Earlier this month, members of Rodríguez’s government met with officials from the International Monetary Fund (IMF). While Venezuela had been a member of the IMF and the World Bank since 1946, in the 2000s President Chávez withdrew his country from these bodies, which he labelled “instruments of U.S. imperialism.” While Chávez attempted to promote alternative regional bodies like the Bank of the South, Brazil’s lack of commitment (despite initial enthusiasm) never allowed the institution to be consolidated. By 2017, a collapse in international oil prices, declining oil production, a depletion of foreign reserves, and heavy U.S. economic sanctions led Venezuela to start defaulting on its international debts, which today stand at US$170 billion.

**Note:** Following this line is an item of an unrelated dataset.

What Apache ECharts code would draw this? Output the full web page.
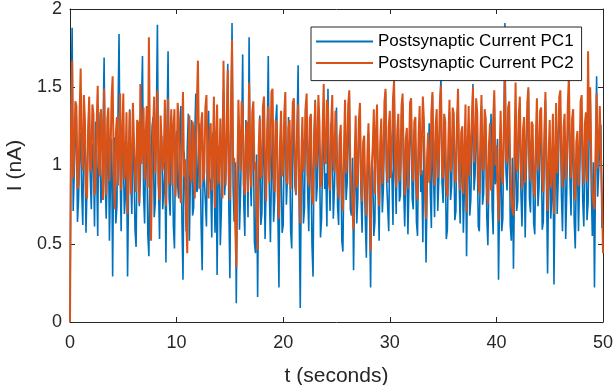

According to Reuters, the Rodríguez administration hired U.S. firm Centerview Partners “without a formal competitive process” to renegotiate Venezuela’s massive external debt burden and facilitate the country’s reintegration into international financial markets. The recommendation to hire the firm reportedly came from Claver-Carone, an ex-Trump government official and close associate of Secretary of State Marco Rubio.
Commenting to Truthout on the new ties between Caracas and the IMF, Becerra said “there is no transparent information” concerning the objectives of the new relationship. However, “based on global experience,” Becerra added that it is clear that countries that negotiate with the IMF “subordinate their economic policy to well-known neoliberal measures that are contrary to the economic and social rights of the great majority of the population.”
In February 1989, after the government of the corrupt President Carlos Andrés Pérez applied the IMF’s austerity measures, a massive wave of protests broke out throughout Venezuela that were suppressed by the country’s armed forces, resulting in the deaths of roughly 1,000 to 3,000 civilians. By 1992, a young lieutenant colonel named Hugo Chávez attempted a military coup against Andrés Pérez because of the IMF’s polices, Caracas’s subservience to Washington, and the failure to reinvest oil revenues to benefit working class Venezuelans.
Should Delcy Rodríguez continue to bend to Trump’s orders, perhaps her government will one day be forced to deal with its own version of Hugo Chávez.